The treatment of the absinthe, meanwhile, was critical for both the judges—who looked for the liqueur in taste and aroma with each cocktail—and the contestants, who introduced it in myriad ways. It was mixed along with the other ingredients; dropped on the surface of the finished drink; sprayed into the empty glass; sprayed on top of the finished drink; rinsed in the glass; and shot by atomizer through a flame.

One ingredient not looked for by the panelists, but one that kept turning up like a bad penny, was a garnish. In particular, a cherry. “There’s no cherry in a Corpse Reviver,” said Reece, looking almost offended when such fruit first arrived at the table. “I don’t like cherries in citrus cocktails. I think of this drink as garnish-less.”

Caiafa and Willey agreed. And, so, confusion mounted as fully five of the 12 examples of the drink were served with cherries. One cherry-adorned version, which somehow also smacked of grapefruit, was deemed a fruit salad. “There seems to be an assumption that the cherry is a thing,” said Willey.

Unsurprisingly, none of the three winning cocktails contained a cherry. However, the winner did involve a garnish—a lemon twist. (It was the only cocktail of the tasting to wear a twist.) The work of Alicia Perry of San Diego’s Polite Provisions, it did not adhere strictly to the equal-parts doctrine, but came close, containing one ounce of Plymouth Gin, and three-quarter ounces each of Lillet, Cointreau and lemon juice, while a quarter-ounce of simple syrup lent roundness to the flavor profile. A pastis rinse completed the formula.
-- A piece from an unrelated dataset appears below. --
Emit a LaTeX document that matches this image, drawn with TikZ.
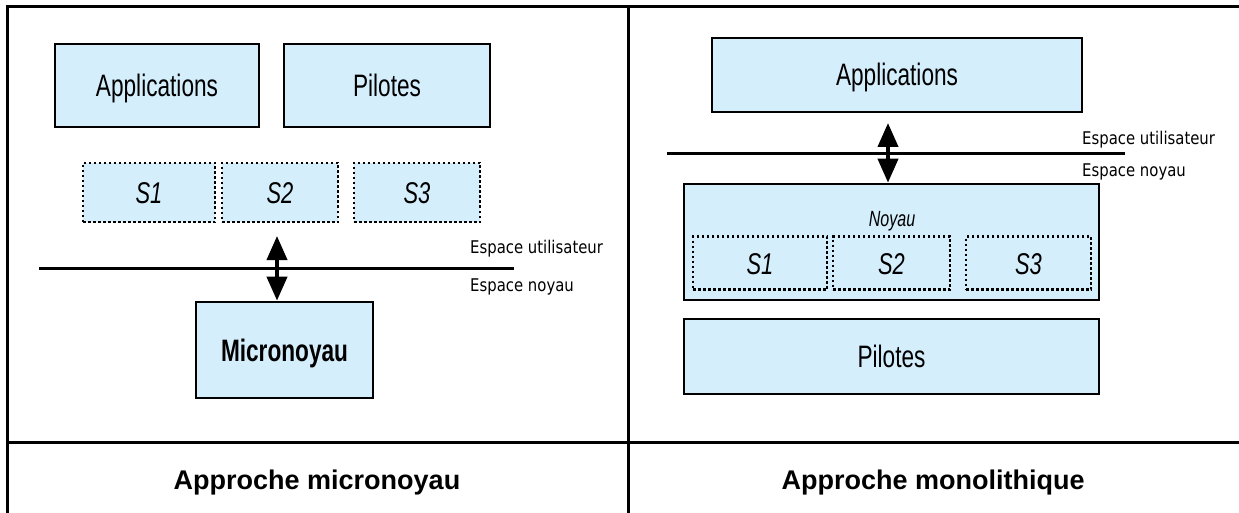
\documentclass[tikz,border=0pt]{standalone}
\usepackage{fontspec}
\setmainfont{Liberation Sans}
\newfontfamily\boxfont{Liberation Sans}[FakeStretch=0.73]
\newfontfamily\spacefont{DejaVu Sans}[FakeStretch=0.85]
\usetikzlibrary{arrows.meta}
\definecolor{boxblue}{RGB}{212,238,252}
\begin{document}
\begin{tikzpicture}[x=1pt,y=-1pt,
  tab/.style={line width=3pt},
  blk/.style={draw=black, line width=2.7pt, fill=boxblue, inner sep=0pt,
    text height=22pt, text depth=0pt,
    font=\boxfont\fontsize{31}{36}\selectfont},
  dotbox/.style={draw=black, line width=2.5pt, dash pattern=on 2.5pt off 2.5pt,
    fill=boxblue, inner sep=0pt, text height=22pt, text depth=0pt,
    font=\boxfont\itshape\fontsize{30}{35}\selectfont},
  sepline/.style={line width=3pt},
  dbl/.style={line width=4pt, {Triangle[length=24pt,width=20pt]}-{Triangle[length=24pt,width=20pt]}},
  lbl/.style={anchor=west, inner sep=0pt, text height=12.5pt, text depth=0pt,
    font=\spacefont\fontsize{17.5}{20}\selectfont},
  captxt/.style={inner sep=0pt, text height=19.5pt, text depth=0pt,
    font=\bfseries\fontsize{27}{32}\selectfont}
]
\useasboundingbox (0,0) rectangle (1239,513);
\fill[white] (0,0) rectangle (1239,513);
% table
\draw[tab] (5.5,7) -- (1239,7);
\draw[tab] (7,5.5) -- (7,513);
\draw[tab] (628,7) -- (628,513);
\draw[tab] (7,442) -- (1239,442);

% ---------- left panel ----------
\node[blk, minimum width=204pt, minimum height=83pt] (appL) at (157,85.5) {Applications};
\node[blk, minimum width=206pt, minimum height=83pt] (pilL) at (387,85.5) {Pilotes};
\node[dotbox, minimum width=132pt, minimum height=59pt] (s1L) at (149,192.5) {S1};
\node[dotbox, minimum width=116pt, minimum height=59pt] (s2L) at (280,192.5) {S2};
\node[dotbox, minimum width=126pt, minimum height=59pt] (s3L) at (417,192.5) {S3};
\coordinate (lineLa) at (39,268);
\coordinate (lineLb) at (514,268);
\draw[sepline] (lineLa) -- (lineLb);
\node[blk, minimum width=177pt, minimum height=96pt, font=\boxfont\bfseries\fontsize{31}{36}\selectfont] (micro) at (284.5,350) {Micronoyau};
\coordinate (arrLtop) at (277,236);
\draw[dbl] (arrLtop) -- (arrLtop |- micro.north);
\node[lbl] (euL) at (470,247) {Espace utilisateur};
\node[lbl] (enL) at (470,285) {Espace noyau};
\node[captxt] (capL) at (317,480) {Approche micronoyau};

% ---------- right panel ----------
\node[blk, minimum width=370pt, minimum height=74pt] (appR) at (897,75) {Applications};
\coordinate (lineRa) at (667,154);
\coordinate (lineRb) at (1125,154);
\draw[sepline] (lineRa) -- (lineRb);
\node[blk, minimum width=415pt, minimum height=116pt] (noyau) at (891.5,242) {};
\node[inner sep=0pt, text height=15pt, text depth=0pt, font=\boxfont\itshape\fontsize{22}{26}\selectfont] (noyauT) at (892,219) {Noyau};
\node[dotbox, minimum width=134pt, minimum height=53pt] (s1R) at (760,263) {S1};
\node[dotbox, minimum width=117pt, minimum height=53pt] (s2R) at (891.5,263) {S2};
\node[dotbox, minimum width=125pt, minimum height=53pt] (s3R) at (1028.5,263) {S3};
\node[blk, minimum width=415pt, minimum height=75pt] (pilR) at (891.5,356.5) {Pilotes};
\coordinate (arrRtop) at (888,123);
\draw[dbl] (arrRtop) -- (arrRtop |- noyau.north);
\node[lbl] (euR) at (1082,138) {Espace utilisateur};
\node[lbl] (enR) at (1082,170) {Espace noyau};
\node[captxt] (capR) at (933,480) {Approche monolithique};
\end{tikzpicture}
\end{document}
Curious about the effect the lemon twist had on the drink, the judges recalled two additional versions of the recipe—one where the twist was expressed over the drink but not inserted; and one with no twist at all. The panel approved of the mixture in all iterations, suggesting that the presence of the lemon twist was a contributing, but not critical factor in its success.

Placing second was Death & Co.’s house recipe, submitted by head bartender Matthew Belanger. This rendition was nearly textbook: equal parts Beefeater Gin, Cointreau, Cocchi Americano and lemon juice, with two dashes of absinthe, mixed with all the ingredients, and no garnish. All commented on the drink’s fresh, bright quality. “Pretty damn standard,” said Willey.

Third place went to James Bolt of The Gin Joint in Charleston, South Carolina. Bolt went for equal parts as well, choosing Big Gin from Washington State as his spirit, Leopold Bros. as his absinthe, and, in an unusual move, Cointreau Noir, a blend of Cointreau and Cognac, for the liqueur. Like the Death & Co. drink, it was regarded as an upstanding representation of the cocktail.

Also admired by select judges were readings by Tom Macy of Brooklyn’s Clover Club (equal parts Tanqueray, Cointreau, lemon and a split of Lillet and Cocchi, plus three dashes of absinthe, as well as the dreaded cherry) and the unexpected inclusion of a recipe by sly PUNCH editor Chloe Frechette (equal parts Beefeater, Cointreau, lemon and Cap Corse Mattei Blanc Quinquina, topped with three sprays of absinthe from an atomizer).

Each recipe came armed with one thing that the judges all agreed was perhaps the cocktail’s greatest weapon: its name. “A lot!” declared Willey when asked how much he thought the moniker factored into the drink’s notoriety. Who doesn’t think its cool to order a Corpse Reviver? The “No. 2” adds a further touch of mystique. “People feel they can order it with confidence and feel like they know something more about it. The ‘No. 2’ intrigues them.”

If that’s so, why isn’t the Corpse Reviver No. 1 ordered as frequently?

“That’s for someone being super cocktail geeky,” said Reece.